From rural backwater gigging to being the go-to female rock guest, her journey – and that of her band, Halestorm – is still evolving

“It feels like it’s been about six different lifetimes,” Lzzy Hale says, laughing warmly, chatting shortly after the 20th anniversary of Halestorm, the band she co-founded – when she was just 13 – with her drummer brother Arejay. “I haven’t matured much, I’ll say that, but I’ve learned more.”

All leather, terrifying heels and huge beaming mouth, Hale, now 33, is striking yet unfailingly sweet – and arguably the most archetypal female rock star working today (in the classic, Joan Jett-rivalling sense). We caught up with her on a break from recording Halestorm’s fourth, currently untitled, album, working with Foo Fighters producer Nick Raskulinecz.

Halestorm’s previous album, Into The Wildlife****_, was well-received but also came in for some criticism for its poppier side. Is there a temptation to go the other way with the next record?_

We pride ourselves on wearing our emotions on our sleeve, and we follow whatever gets us excited at the time. With the last record we weren’t really sure what it was going to sound like at the time, because we decided not to have a plan. But this next record, will probably be our most rock’n’roll to date. We’re getting not over-thinking it. It’s basically the four of us in a room, like it was in the very beginning of Halestorm in my parents’ basement.

You’ve become something of a go-to guest singer for rock and metal heavyweights (Corey Taylor, Slash, Black Stone Cherry…). Is there anyone else you’d like to collaborate with?

There’s always a running list. I’ve never done anything with the Heart sisters and I definitely would love to do that. Amy Lee [Evanescence] and I have been talking about it for about five years. One of these days we’ll get that going on together.

Having started piano lessons when you were five, you picked up the guitar at sixteen. What inspired that?

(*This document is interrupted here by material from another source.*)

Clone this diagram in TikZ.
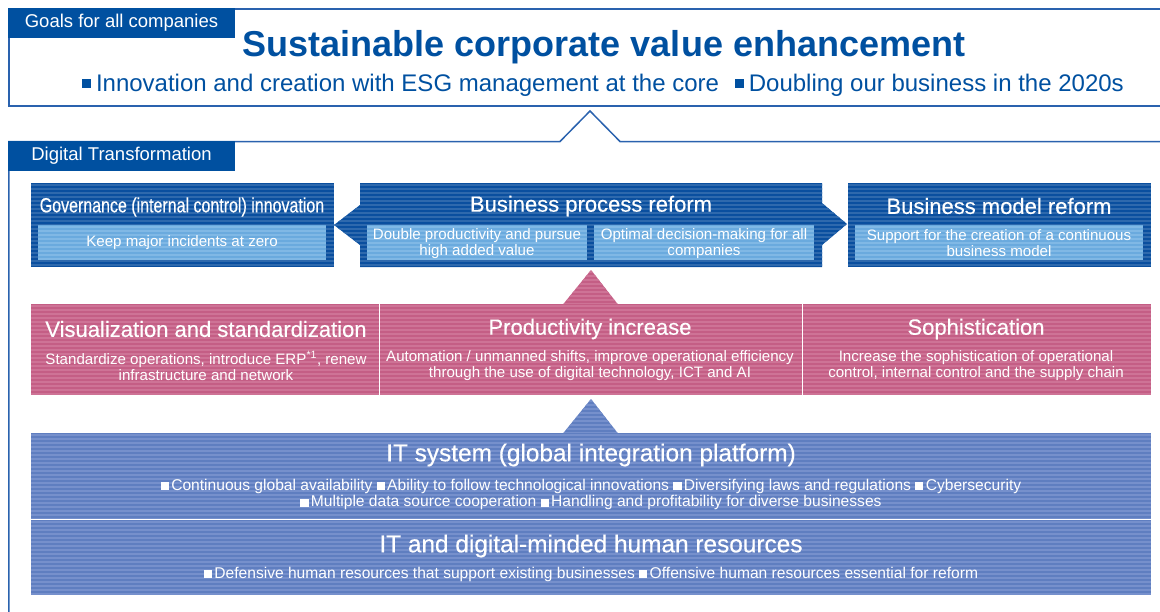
\documentclass[tikz,border=0pt]{standalone}
\usepackage{fontspec}
\setmainfont{Liberation Sans}
\newfontfamily\medfont[FakeBold=0.4]{Liberation Sans}
\usepackage{graphicx}
\definecolor{dkblue}{HTML}{0050A0}
\definecolor{frameblue}{HTML}{2A62AE}
\definecolor{boxblue}{HTML}{0A4F9F}
\definecolor{boxstripe}{HTML}{2E69AD}
\definecolor{ltblue}{HTML}{6AAADE}
\definecolor{ltstripe}{HTML}{80B8E5}
\definecolor{pinkbox}{HTML}{C45E85}
\definecolor{pinkstripe}{HTML}{CE7396}
\definecolor{itblue}{HTML}{5F7EC0}
\definecolor{itstripe}{HTML}{7690CC}
\newcommand\bsq{\rule{0.52em}{0.52em}\hspace{0.15em}}
\newcommand\gsq{\rule[3.5pt]{9pt}{9pt}\hspace{0.2em}}
\tikzset{
  stripes/.style={path picture={
    \foreach \k in {0,...,25}{
      \fill[#1] ([yshift={-(4*\k+1)*1pt}]path picture bounding box.north west)
        rectangle ([yshift={-(4*\k+3)*1pt}]path picture bounding box.north east);
    }}},
  rbox/.style={inner sep=0pt, outer sep=0pt, anchor=north west},
  darkbox/.style={rbox, fill=boxblue, stripes=boxstripe},
  lightbox/.style={rbox, fill=ltblue, stripes=ltstripe},
  pinkband/.style={rbox, fill=pinkbox, stripes=pinkstripe},
  itband/.style={rbox, fill=itblue, stripes=itstripe},
  label/.style={rbox, fill=dkblue, text=white, font=\fontsize{18.5}{22}\selectfont, minimum width=227pt, minimum height=30pt},
  frame/.style={draw=frameblue, line width=1.5pt},
  btitle/.style={text=white, font=\fontsize{22}{26}\medfont, inner sep=0pt},
  stext/.style={text=white, font=\fontsize{15.1}{16}\selectfont, align=center, inner sep=0pt},
  ittitle/.style={text=white, font=\fontsize{24.4}{28}\medfont, inner sep=0pt},
  ittext/.style={text=white, font=\fontsize{15.6}{16.5}\selectfont, align=center, inner sep=0pt},
}
\begin{document}
\begin{tikzpicture}[x=1pt,y=-1pt]
\useasboundingbox (0,0) rectangle (1160,611);
% ---- top frame
\draw[frame] (1162,8.8) -- (8.8,8.8) -- (8.8,106) -- (1162,106);
\node[label] (goals) at (8,8) {Goals for all companies};
\node[text=dkblue, font=\fontsize{36}{40}\bfseries, inner sep=0pt] (title) at (604,47) {Sustainable corporate value enhancement};
\node[text=dkblue, font=\fontsize{24}{28}\selectfont, inner sep=0pt] (goalline) at (603,85)
  {\gsq Innovation and creation with ESG management at the core\hspace{16pt}\gsq Doubling our business in the 2020s};
% ---- DX frame
\coordinate (tipL) at (560,141.5);
\coordinate (tipTop) at (590,111);
\coordinate (tipR) at (620,141.5);
\draw[frame] (1162,141.5) -- (tipR) -- (tipTop) -- (tipL) -- (8.8,141.5) -- (8.8,613);
\node[label] (dx) at (8,141) {Digital Transformation};
% ---- row 1
\node[darkbox, minimum width=303pt, minimum height=84pt] (gov) at (31,183) {};
\node[lightbox, minimum width=288pt, minimum height=35pt] (govsub) at (38,225) {};
\node[btitle, font=\fontsize{20.5}{24}\medfont] (govt) at (182,207) {\scalebox{0.78}[1]{Governance (internal control) innovation}};
\node[stext] (govs) at (182,243) {Keep major incidents at zero};

\path[fill=boxblue, stripes=boxstripe] (360,183) -- (822,183) -- (822,203) -- (847,224) -- (822,245) -- (822,267) -- (360,267) -- (360,245) -- (334,225) -- (360,205) -- cycle;
\node[lightbox, minimum width=220pt, minimum height=35pt] (bpsub1) at (367,225) {};
\node[lightbox, minimum width=220pt, minimum height=35pt] (bpsub2) at (594,225) {};
\node[btitle] (bpt) at (591,206) {Business process reform};
\node[stext] (bps1) at (477,243.5) {Double productivity and pursue\\high added value};
\node[stext] (bps2) at (704,243.5) {Optimal decision-making for all\\companies};

\node[darkbox, minimum width=303pt, minimum height=84pt] (bm) at (848,183) {};
\node[lightbox, minimum width=288pt, minimum height=35pt] (bmsub) at (855,225) {};
\node[btitle] (bmt) at (999,206) {Business model reform};
\node[stext] (bms) at (999,243.5) {Support for the creation of a continuous\\business model};
% ---- row 2
\path[fill=pinkbox, stripes=pinkstripe] (563,304.5) -- (591,270) -- (618,304.5) -- cycle;
\node[pinkband, minimum width=1120pt, minimum height=91pt] (pink) at (31,304) {};
\draw[white, line width=1pt] (379,304) -- (379,395);
\draw[white, line width=1pt] (802,304) -- (802,395);
\node[btitle] (v1) at (206,329) {Visualization and standardization};
\node[stext] (v1s) at (206,366) {Standardize operations, introduce ERP\textsuperscript{*1}, renew\\infrastructure and network};
\node[btitle] (v2) at (590,329) {Productivity increase};
\node[stext] (v2s) at (590,366) {Automation / unmanned shifts, improve operational efficiency\\through the use of digital technology, ICT and AI};
\node[btitle] (v3) at (976,329) {Sophistication};
\node[stext] (v3s) at (976,366) {Increase the sophistication of operational\\control, internal control and the supply chain};
% ---- row 3
\path[fill=itblue, stripes=itstripe] (563,433.5) -- (591,399) -- (618,433.5) -- cycle;
\node[itband, minimum width=1120pt, minimum height=85pt] (it) at (31,433) {};
\node[itband, minimum width=1120pt, minimum height=75pt] (hr) at (31,520) {};
\node[ittitle] (itt) at (591,455) {IT system (global integration platform)};
\node[ittext] (its) at (591,494.5) {\bsq Continuous global availability \bsq Ability to follow technological innovations \bsq Diversifying laws and regulations \bsq Cybersecurity\\\bsq Multiple data source cooperation \bsq Handling and profitability for diverse businesses};
\node[ittitle] (hrt) at (591,546) {IT and digital-minded human resources};
\node[ittext] (hrs) at (591,574) {\bsq Defensive human resources that support existing businesses \bsq Offensive human resources essential for reform};
\end{tikzpicture}
\end{document}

When we started the band, I started watching these old VHS tapes that my parents’ friends would give me, so I had Scorpions and Cinderella’s Night Songs, a collection of their videos. I would watch these and be like: “Man, I have, like, a keytar right now; it is not cool. I wanna be a badass” [laughs]. Shortly after that, one of our first guitar players, who was in the band for about six months, had to leave. My sixteen-year-old self was like: “Alright, we’re probably not going to find another guitar player, I might as well learn.” I wanted to do that anyway.